Instruction – Check every line below for the word "with" and copy the ones that have it.

Given material –
★ ★ ★ ★

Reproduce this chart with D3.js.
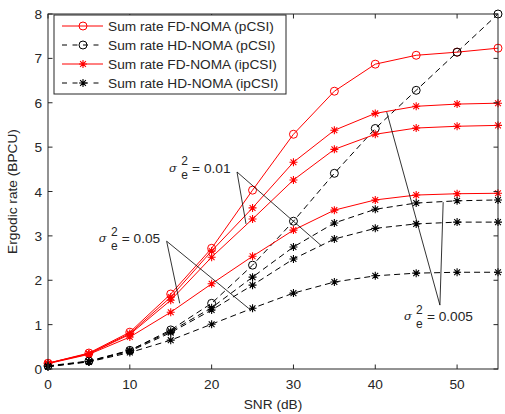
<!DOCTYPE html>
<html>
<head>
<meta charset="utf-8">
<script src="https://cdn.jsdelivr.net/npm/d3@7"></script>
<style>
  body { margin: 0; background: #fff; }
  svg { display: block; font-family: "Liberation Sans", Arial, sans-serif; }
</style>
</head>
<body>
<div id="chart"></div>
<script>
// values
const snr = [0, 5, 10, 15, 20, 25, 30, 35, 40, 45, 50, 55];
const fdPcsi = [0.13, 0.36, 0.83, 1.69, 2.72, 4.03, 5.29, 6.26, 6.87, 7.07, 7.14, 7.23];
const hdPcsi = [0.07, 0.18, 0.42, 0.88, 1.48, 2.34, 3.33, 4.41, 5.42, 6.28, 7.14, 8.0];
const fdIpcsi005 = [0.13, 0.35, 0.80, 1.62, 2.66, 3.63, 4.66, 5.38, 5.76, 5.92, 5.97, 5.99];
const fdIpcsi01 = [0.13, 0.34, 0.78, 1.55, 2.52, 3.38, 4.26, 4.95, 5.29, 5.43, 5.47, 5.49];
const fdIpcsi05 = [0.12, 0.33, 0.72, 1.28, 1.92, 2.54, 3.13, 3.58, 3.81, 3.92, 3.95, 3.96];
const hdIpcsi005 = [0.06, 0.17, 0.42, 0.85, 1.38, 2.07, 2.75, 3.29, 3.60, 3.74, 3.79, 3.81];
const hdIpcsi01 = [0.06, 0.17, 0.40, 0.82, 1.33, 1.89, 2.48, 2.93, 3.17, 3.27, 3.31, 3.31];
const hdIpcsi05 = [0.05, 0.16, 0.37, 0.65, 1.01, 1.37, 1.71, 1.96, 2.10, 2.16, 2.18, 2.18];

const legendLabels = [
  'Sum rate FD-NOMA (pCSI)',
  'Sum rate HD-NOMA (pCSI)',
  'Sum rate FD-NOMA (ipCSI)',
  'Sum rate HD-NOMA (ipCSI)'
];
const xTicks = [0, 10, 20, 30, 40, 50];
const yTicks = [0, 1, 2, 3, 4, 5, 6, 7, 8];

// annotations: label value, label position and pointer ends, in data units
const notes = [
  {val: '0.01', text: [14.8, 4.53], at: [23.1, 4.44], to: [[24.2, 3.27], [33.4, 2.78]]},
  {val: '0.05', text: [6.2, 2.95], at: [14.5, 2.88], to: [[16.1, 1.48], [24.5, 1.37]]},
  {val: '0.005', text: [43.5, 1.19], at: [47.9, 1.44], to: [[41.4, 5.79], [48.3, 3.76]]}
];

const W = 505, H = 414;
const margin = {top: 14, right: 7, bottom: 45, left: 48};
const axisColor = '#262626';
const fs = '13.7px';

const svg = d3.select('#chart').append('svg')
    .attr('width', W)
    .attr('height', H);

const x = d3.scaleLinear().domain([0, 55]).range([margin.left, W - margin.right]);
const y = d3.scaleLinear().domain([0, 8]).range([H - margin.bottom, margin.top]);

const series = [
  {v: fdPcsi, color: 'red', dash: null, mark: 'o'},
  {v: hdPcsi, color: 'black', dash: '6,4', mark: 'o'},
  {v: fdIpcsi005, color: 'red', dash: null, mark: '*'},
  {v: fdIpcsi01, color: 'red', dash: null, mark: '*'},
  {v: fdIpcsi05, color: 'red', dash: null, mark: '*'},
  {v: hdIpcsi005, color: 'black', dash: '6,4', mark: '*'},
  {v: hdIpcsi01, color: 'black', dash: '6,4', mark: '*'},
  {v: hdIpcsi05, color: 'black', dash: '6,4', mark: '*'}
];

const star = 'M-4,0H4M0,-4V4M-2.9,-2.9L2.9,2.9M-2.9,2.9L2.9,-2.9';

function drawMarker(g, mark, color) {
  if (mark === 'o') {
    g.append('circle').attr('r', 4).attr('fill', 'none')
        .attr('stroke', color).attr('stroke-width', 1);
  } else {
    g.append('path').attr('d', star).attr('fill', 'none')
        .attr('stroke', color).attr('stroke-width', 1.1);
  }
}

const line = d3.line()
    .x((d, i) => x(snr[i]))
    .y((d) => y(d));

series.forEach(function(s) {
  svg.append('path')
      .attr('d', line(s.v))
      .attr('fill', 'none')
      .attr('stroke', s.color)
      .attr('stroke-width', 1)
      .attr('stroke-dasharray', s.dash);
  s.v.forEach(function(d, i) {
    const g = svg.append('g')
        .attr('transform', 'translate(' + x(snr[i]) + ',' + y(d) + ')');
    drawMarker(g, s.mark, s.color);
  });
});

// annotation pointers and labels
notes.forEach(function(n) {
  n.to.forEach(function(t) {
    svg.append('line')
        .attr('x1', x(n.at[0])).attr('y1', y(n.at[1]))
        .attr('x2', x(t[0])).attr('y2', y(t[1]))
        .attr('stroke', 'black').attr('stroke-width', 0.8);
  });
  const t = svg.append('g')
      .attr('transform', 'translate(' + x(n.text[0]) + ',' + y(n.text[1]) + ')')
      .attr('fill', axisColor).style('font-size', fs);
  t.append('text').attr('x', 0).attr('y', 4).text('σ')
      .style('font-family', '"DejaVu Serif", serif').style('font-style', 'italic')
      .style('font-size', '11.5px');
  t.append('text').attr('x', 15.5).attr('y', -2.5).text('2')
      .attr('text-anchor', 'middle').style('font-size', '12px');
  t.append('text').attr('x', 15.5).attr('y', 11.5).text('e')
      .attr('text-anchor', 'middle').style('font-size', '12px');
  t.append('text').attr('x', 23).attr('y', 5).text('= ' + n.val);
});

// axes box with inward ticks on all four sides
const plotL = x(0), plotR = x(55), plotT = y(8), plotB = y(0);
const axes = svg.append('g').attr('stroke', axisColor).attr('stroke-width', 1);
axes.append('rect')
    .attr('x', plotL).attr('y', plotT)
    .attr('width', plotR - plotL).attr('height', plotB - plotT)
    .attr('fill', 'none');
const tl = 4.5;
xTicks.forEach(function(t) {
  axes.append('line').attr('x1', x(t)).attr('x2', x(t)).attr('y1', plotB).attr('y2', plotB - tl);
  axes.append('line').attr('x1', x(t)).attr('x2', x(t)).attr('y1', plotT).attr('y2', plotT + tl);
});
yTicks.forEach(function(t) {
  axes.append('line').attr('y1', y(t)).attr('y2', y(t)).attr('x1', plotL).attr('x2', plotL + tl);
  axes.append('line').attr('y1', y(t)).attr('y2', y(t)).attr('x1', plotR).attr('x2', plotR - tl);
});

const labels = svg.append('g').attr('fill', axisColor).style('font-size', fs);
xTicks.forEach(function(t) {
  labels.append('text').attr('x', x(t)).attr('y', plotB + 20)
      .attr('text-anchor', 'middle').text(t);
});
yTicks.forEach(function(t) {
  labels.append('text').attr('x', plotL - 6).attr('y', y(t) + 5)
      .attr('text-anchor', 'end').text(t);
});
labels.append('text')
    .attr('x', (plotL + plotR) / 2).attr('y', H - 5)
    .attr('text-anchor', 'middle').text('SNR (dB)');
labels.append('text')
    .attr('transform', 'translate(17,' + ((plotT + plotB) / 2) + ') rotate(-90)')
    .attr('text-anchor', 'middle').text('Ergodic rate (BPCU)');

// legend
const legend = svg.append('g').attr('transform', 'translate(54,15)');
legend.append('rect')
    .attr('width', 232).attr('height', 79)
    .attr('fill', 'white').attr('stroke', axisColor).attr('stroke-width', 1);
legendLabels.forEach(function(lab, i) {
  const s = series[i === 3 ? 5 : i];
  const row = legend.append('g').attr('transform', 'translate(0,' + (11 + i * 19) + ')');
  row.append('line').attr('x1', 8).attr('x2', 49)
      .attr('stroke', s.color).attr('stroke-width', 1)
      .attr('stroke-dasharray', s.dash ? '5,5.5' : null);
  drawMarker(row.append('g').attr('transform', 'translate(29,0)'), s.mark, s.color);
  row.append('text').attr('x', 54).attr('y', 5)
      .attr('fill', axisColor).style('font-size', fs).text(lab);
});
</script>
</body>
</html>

★ ★ ★ ★

Worked answer –
Reproduce this chart with D3.js.
// axes box with inward ticks on all four sides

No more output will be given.